Multi-Robot Coordination in V2X Environments
John Pravin Arockiasamy, Alexey Vinel
TLDR
This paper proposes a V2X framework with new services (RAS, RMCS) for decentralized multi-robot coordination, integrating non-V2X users in urban traffic.
Key contributions
- Presents a V2X framework for decentralized multi-robot coordination in urban traffic.
- Introduces Robot Awareness Service (RAS) for role-aware awareness and VRU integration.
- Proposes Robot Maneuver Coordination Service (RMCS) for low-latency, event-driven coordination.

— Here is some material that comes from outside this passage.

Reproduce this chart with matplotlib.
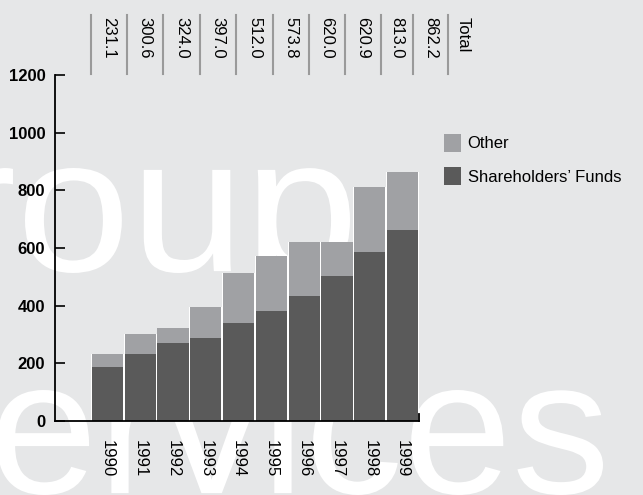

- Demonstrates real-world coordination between humanoid and quadrupedal robots assisting pedestrians.
Why it matters
This framework is crucial for integrating cooperative robots into future smart mobility. It enhances safety by including non-V2X road users and enables scalable, decentralized robot collaboration. This paves the way for more robust and autonomous urban assistance systems.
Original Abstract
This paper presents a Vehicle-to-Everything (V2X) communication framework that enables decentralized cooperation among social robots operating in complex urban traffic environments. Building on ETSI Cooperative Awareness and Maneuver Coordination services, the framework introduces two robot-centric facility-layer services: the Robot Awareness Service (RAS) and the Robot Maneuver Coordination Service (RMCS), realized through the Robot Awareness Message (RAM) and the Robot Maneuver Coordination Message (RMCM), respectively. RAS enables role-aware, task-oriented robot awareness while integrating externally detected Vulnerable Road Users (VRUs), including non-V2X pedestrians, into cooperative awareness. RMCS supports event-driven, low-latency coordination of robot maneuvers under explicitly established roles, without centralized infrastructure or prior pairing. A real-world proof of concept demonstrates deterministic multi-robot coordination between a humanoid robot and a quadrupedal robot assisting a pedestrian during a road-crossing scenario, governed by a formally specified finite-state coordination model. Complementary simulations evaluate robot-mediated VRU clustering in mixed V2X environments, showing that RAS-based clustering integrates non-V2X VRUs in safety-critical areas while reducing redundant transmissions from V2X-enabled VRUs, thereby lowering channel load. Together, the proposed services provide a scalable and standards-aligned foundation for integrating cooperative robots into future Connected, Cooperative, and Automated Mobility ecosystems.